Pound voices confidence in French lab

Dick Pound, the head of the World Anti-Doping Agency (WADA) expressed his total confidence on...

Dick Pound, the head of the World Anti-Doping Agency (WADA) expressed his total confidence on Wednesday in the French Chatenay-Malabry lab that tested Floyd Landis' samples from the 2006 Tour de France.

The lab has reported elevated testosterone levels and evidence of synthetic testosterone found those samples, but throughout his defense, Landis and his lawyers have questioned the credibility of the French Lab, noting procedural mistakes.

"It is an accredited laboratory by WADA," Pound said during a conference call according to the Associated Press. "That means it has met some very stringent quality-control requirements in the sense of being able to detect the presence of prohibited substances in samples."

"It's one of the leading laboratories in the world and has spearheaded some of the breakthroughs in tests for EPO and so forth," Pound added. "We have no reason to think that the work done in that lab, and frankly in any of our other labs, is sub-par. We have confidence in what it's done."

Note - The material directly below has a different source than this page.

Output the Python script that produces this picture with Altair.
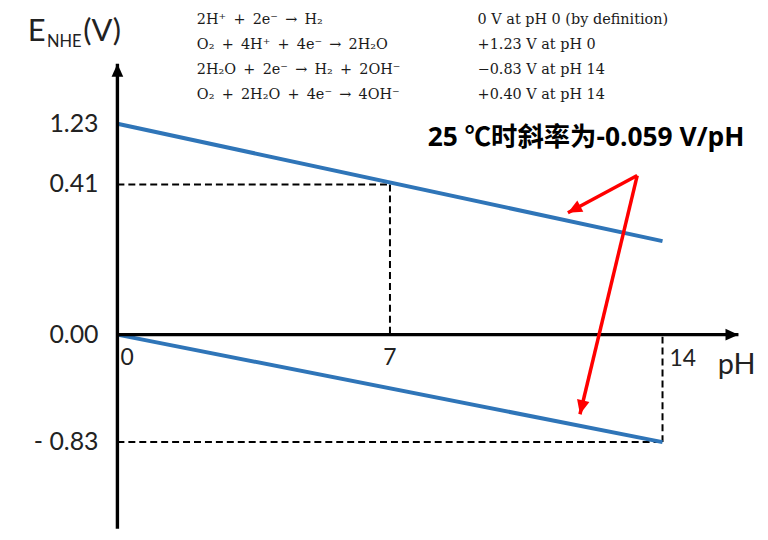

Landis and his team are preparing for a May 14 arbitration hearing. The case may influence any decisions on whether he will get to keep his 2006 Tour de France victory. In the meantime, Landis has promised not to compete in the 2007 edition. If the doping allegations stand, he may also be subject to a two-year ban from competition.

In response to L'Equipe's report last week that Landis' B tests found evidence of synthetic testosterone, Pound said he did not know how the information was leaked to the press, but that it was a possible issue for discussion between WADA and the lab. "The lab itself must be concerned about that," he said.

Pound's comments follow new accusations from the Landis' team earlier this week about how the French lab of improperly handled samples and erased computer data files relating to his tests.

Also earlier this week, the French Anti-Doping Agency had requested that independent experts review testing procedures carried out on Landis' doping samples, but said that this was a routinely scheduled review and not related to recent accusations of wrongdoing from the Landis camp.